The stepped-up executive pay disclosure required by the Securities and Exchange Commission (SEC) in a rule it released last week won’t be new to companies that already provide data on pay-to-performance to proxy advisory firms, but it could give them a chance to better control the narrative about how they’re doing, a corporate strategy advisor says.
The SEC rule requires companies to include a table within their filings covering executive compensation and financial performance indicators for a five-year period. The rule stems from a 2010 Dodd-Frank provision that seeks to make it easier for shareholders to evaluate how well companies are performing relative to the amount they pay the CEO and other top executives.
“This rule will help investors receive the consistent, comparable, and decision-useful information they need to evaluate executive compensation policies,” SEC Chair Gary Gensler said when the rule was released August 25.
The requirement will mainly be new for companies that are relatively small or new or for some other reason are not on the radar screen of the big proxy advisory firms like International Shareholder Services (ISS) and Glass Lewis, Brennan Rittenhouse, managing director at Alvarez & Marsal Taxand Group, told Legal Dive.
Prescribed methodology
The rule instructs companies to compare the pay of their CEO and the other highest paid executives, including the CFO, to total shareholder return (TSR) and the TSR for a peer group. It also wants a comparison between pay and net income.
The methodology sought by the SEC doesn’t necessarily align with how the proxy advisory firms want to make the comparisons, but for many companies some kind of process is already in place, so the requirement by itself doesn’t mean too much of added an burden, although the way the SEC wants equity pay calculated might be novel to many companies.
“Large companies probably already have the guts that are going to go into this new disclosure,” he said. “This is just going to be in a new format.”
Even for companies that haven’t had to gather the data for these types of calculations before, the requirement shouldn’t be that difficult to meet, Rittenhouse believes.
Even so, it places an added administrative duty on companies even though the impact it’s going to have on executive compensation isn’t clear.
In a statement released about the rule, SEC Commissioner Hester Peirce said the disclosure is of “questionable utility” despite the “costly, complicated” burden it imposes.
“It’s curious the commission came right out and said it didn’t see any major benefits to this on the day they released the rule,” said Rittenhouse.
Regardless, the stepped-up disclosure can be useful to a company by giving executives a chance to use the comparisons to shape how the company is meeting its challenges.
Among other things, the rule lets companies pick some measures, like revenue, to compare pay against. Having that kind of choice can enable executives to include narrative-shaping commentary in their filings.

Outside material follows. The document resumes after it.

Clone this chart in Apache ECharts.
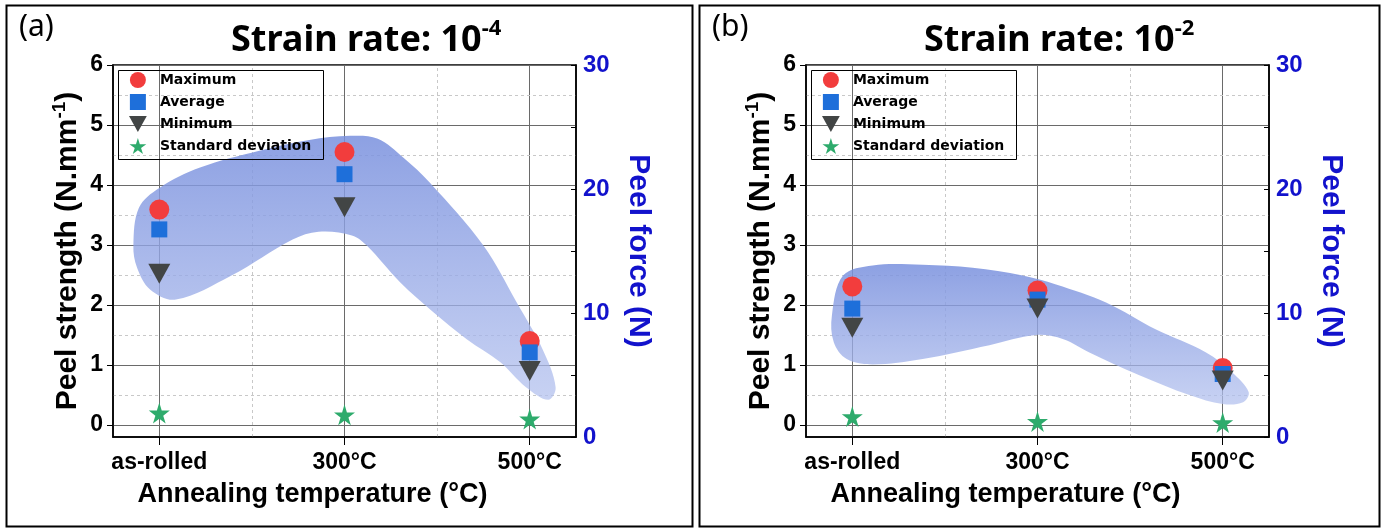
<!DOCTYPE html>
<html><head><meta charset="utf-8">
<script src="https://cdn.jsdelivr.net/npm/echarts@6/dist/echarts.min.js"></script>
<style>html,body{margin:0;padding:0;background:#fff}#c{width:1386px;height:528px}</style>
</head><body><div id="c"></div>
<script>
// ---------- data ----------
const categories = ['as-rolled', '300°C', '500°C'];
const catPos = [0, 1, 2];
const leftTicks = [0, 1, 2, 3, 4, 5, 6];
const rightTicks = [0, 10, 20, 30];
const minorX = [0.5, 1.5];
const minorY = [0.5, 1.5, 2.5, 3.5, 4.5, 5.5];
const seriesNames = ['Maximum', 'Average', 'Minimum', 'Standard deviation'];

// Panel (a) strain rate 10^-4
const maxA = [3.59, 4.55, 1.40];
const avgA = [3.26, 4.18, 1.21];
const minA = [2.52, 3.63, 0.90];
const stdA = [0.20, 0.17, 0.10];
// Panel (b) strain rate 10^-2
const maxB = [2.31, 2.24, 0.95];
const avgB = [1.94, 2.09, 0.85];
const minB = [1.62, 1.94, 0.74];
const stdB = [0.14, 0.06, 0.04];

// shaded trend bands (x in category units, y in N/mm)
const blobA = [
  [-0.14, 2.99], [-0.11, 3.62], [0.0, 3.95], [0.22, 4.29], [0.54, 4.57], [0.81, 4.75],
  [1.03, 4.82], [1.18, 4.77], [1.32, 4.45], [1.46, 4.04], [1.75, 2.99], [1.93, 2.04],
  [2.07, 1.26], [2.14, 0.63], [2.10, 0.42], [1.98, 0.63], [1.84, 1.05], [1.66, 1.43],
  [1.48, 1.88], [1.30, 2.38], [1.12, 2.99], [1.04, 3.16], [0.86, 3.22], [0.72, 3.09],
  [0.39, 2.49], [0.09, 2.09], [-0.05, 2.26], [-0.12, 2.62]
];
const blobB = [
  [-0.11, 1.83], [-0.05, 2.49], [0.11, 2.66], [0.38, 2.67], [0.65, 2.62], [0.92, 2.49],
  [1.10, 2.34], [1.37, 2.04], [1.64, 1.59], [1.91, 1.21], [2.05, 0.88], [2.14, 0.55],
  [2.11, 0.38], [2.00, 0.35], [1.82, 0.50], [1.55, 0.83], [1.28, 1.21], [1.14, 1.43],
  [0.99, 1.50], [0.74, 1.33], [0.38, 1.10], [0.11, 1.01], [-0.03, 1.10], [-0.10, 1.38]
];

// ---------- styling ----------
const FONT = "'Liberation Sans', Arial, sans-serif";
const BLUE = '#1212cc';
const GRID_W = 463, GRID_H = 372, GRID_TOP = 65;
const gridLefts = [113, 806];
const STAR = 'path://M50,0 L61,35 L98,35 L68,57 L79,91 L50,70 L21,91 L32,57 L2,35 L39,35 Z';
const DTRI = 'path://M0,0 L100,0 L50,90 Z';
const SQR = 'path://M0,0 L100,0 L100,100 L0,100 Z';
const symbols = ['circle', SQR, DTRI, STAR];
const sizes = [20, 16, [22, 20], 21];
const colors = ['#f23d3d', '#1e6fda', '#424545', '#2eab6c'];

const blobFill = {
  type: 'linear', x: 0, y: 0, x2: 0, y2: 1,
  colorStops: [
    { offset: 0, color: 'rgba(122,145,222,0.86)' },
    { offset: 1, color: 'rgba(178,192,238,0.72)' }
  ]
};

function zip(vals) { return catPos.map((c, i) => [c, vals[i]]); }

const grids = [], xAxes = [], yAxes = [], series = [], legends = [], titles = [], graphics = [];
const panels = [
  { vals: [maxA, avgA, minA, stdA], blob: blobA, label: '(a)', exp: '-4' },
  { vals: [maxB, avgB, minB, stdB], blob: blobB, label: '(b)', exp: '-2' }
];

panels.forEach((p, k) => {
  const gl = gridLefts[k];
  const off = k * 693;
  grids.push({ left: gl, top: GRID_TOP, width: GRID_W, height: GRID_H, show: true,
    borderColor: '#000', borderWidth: 1.5, backgroundColor: 'transparent' });
  xAxes.push({
    type: 'value', gridIndex: k, min: -0.25, max: 2.25,
    name: 'Annealing temperature (°C)', nameLocation: 'middle', nameGap: 44,
    nameTextStyle: { fontFamily: FONT, fontWeight: 'bold', fontSize: 27, color: '#000', padding: [0, 64, 0, 0] },
    axisLine: { onZero: false, lineStyle: { color: '#000', width: 1.5 } },
    axisTick: { customValues: catPos, length: 8, lineStyle: { color: '#000' } },
    axisLabel: { customValues: catPos, margin: 14, fontFamily: FONT, fontWeight: 'bold', fontSize: 23, color: '#000',
      formatter: v => categories[catPos.indexOf(v)] },
    splitLine: { show: true, lineStyle: { color: '#6a6a6a', width: 1 } }
  });
  yAxes.push({
    type: 'value', gridIndex: k, min: -0.2, max: 6, position: 'left',
    name: '{a|Peel strength (N.mm}{s|-1}{a|)}', nameLocation: 'middle', nameGap: 27, nameRotate: 90,
    nameTextStyle: { rich: {
      a: { fontFamily: FONT, fontWeight: 'bold', fontSize: 30, color: '#000', lineHeight: 36 },
      s: { fontFamily: FONT, fontWeight: 'bold', fontSize: 19, color: '#000', lineHeight: 36, verticalAlign: 'top', padding: [0, 0, 12, 0] }
    } },
    axisLine: { show: true, onZero: false, lineStyle: { color: '#000', width: 1.5 } },
    axisTick: { show: true, customValues: leftTicks, length: 6, lineStyle: { color: '#000' } },
    axisLabel: { customValues: leftTicks, margin: 10, fontFamily: FONT, fontWeight: 'bold', fontSize: 23, color: '#000' },
    splitLine: { show: true, lineStyle: { color: '#6a6a6a', width: 1 } }
  });
  yAxes.push({
    type: 'value', gridIndex: k, min: 0, max: 30, interval: 5, position: 'right',
    name: 'Peel force (N)', nameLocation: 'middle', nameGap: 47, nameRotate: -90,
    nameTextStyle: { fontFamily: FONT, fontWeight: 'bold', fontSize: 30, color: BLUE },
    axisLine: { show: true, onZero: false, lineStyle: { color: '#000', width: 1.5 } },
    axisTick: { show: true, inside: true, length: 5, lineStyle: { color: '#000' } },
    axisLabel: { customValues: rightTicks, margin: 7, fontFamily: FONT, fontWeight: 'bold', fontSize: 24, color: BLUE },
    splitLine: { show: false }
  });

  const yLeft = k * 2;
  series.push({
    type: 'custom', name: 'band' + k, xAxisIndex: k, yAxisIndex: yLeft, z: 1, silent: true,
    data: p.blob, encode: { x: 0, y: 1 },
    renderItem: (params, api) => {
      if (params.dataIndex !== 0) return null;
      const pts = p.blob.map(q => api.coord(q));
      return { type: 'polygon', shape: { points: pts, smooth: 0.35 }, style: { fill: blobFill } };
    },
    markLine: {
      silent: true, symbol: 'none', z: 0, label: { show: false },
      lineStyle: { type: [3, 3], color: '#c8c8c8', width: 1 },
      data: minorX.map(v => ({ xAxis: v })).concat(minorY.map(v => ({ yAxis: v })))
    }
  });
  p.vals.forEach((v, i) => {
    series.push({
      type: 'scatter', name: seriesNames[i], xAxisIndex: k, yAxisIndex: yLeft, z: 3 + i,
      symbol: symbols[i], symbolSize: sizes[i], itemStyle: { color: colors[i], opacity: 1 },
      data: zip(v)
    });
  });

  legends.push({
    data: seriesNames, orient: 'vertical', left: 129 + off, top: 72, padding: 0,
    itemWidth: 34, itemHeight: 16, itemGap: 6, selectedMode: false,
    textStyle: { fontFamily: "'DejaVu Sans', sans-serif", fontWeight: 'bold', fontSize: 14, color: '#000' }
  });
  titles.push({
    text: '{m|Strain rate: 10}{s|' + p.exp + '}', left: 231 + off, top: 18, padding: 0,
    textStyle: { rich: {
      m: { fontFamily: "'Noto Sans', sans-serif", fontWeight: 'bold', fontSize: 36, color: '#000', lineHeight: 46 },
      s: { fontFamily: "'Noto Sans', sans-serif", fontWeight: 'bold', fontSize: 22, color: '#000', lineHeight: 46, verticalAlign: 'top', padding: [0, 0, 18, 0] }
    } }
  });
  titles.push({
    text: p.label, left: 19 + off, top: 12, padding: 0,
    textStyle: { fontFamily: "'Noto Sans', sans-serif", fontWeight: 'normal', fontSize: 30, color: '#000' }
  });
  graphics.push({ type: 'rect', left: 4 + off, top: 3, z: 10, silent: true,
    shape: { width: k === 0 ? 686 : 680, height: 521 },
    style: { fill: 'none', stroke: '#000', lineWidth: 2 } });
  graphics.push({ type: 'rect', left: 116 + off, top: 68, z: 10, silent: true,
    shape: { width: 205, height: 89 },
    style: { fill: 'none', stroke: '#000', lineWidth: 1 } });
});

const chart = echarts.init(document.getElementById('c'), null, { renderer: 'canvas' });
chart.setOption({
  animation: false,
  backgroundColor: '#fff',
  title: titles,
  legend: legends,
  grid: grids,
  xAxis: xAxes,
  yAxis: yAxes,
  series: series,
  graphic: graphics
});
</script></body></html>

“Maybe you built and launched a factory,” Rittenhouse said. “You probably killed net income because of the cost to build it. But from an overall company performance perspective,” the story is different. “Maybe there are operational changes. Maybe there are changes to your executive suite that caused some anomalies. Just putting out the table and saying ‘There you go’ is probably not the smartest move. But describing all the details of how you got to where you are, why you believe your pay is reasonable based on performance, tells a story to shareholders.”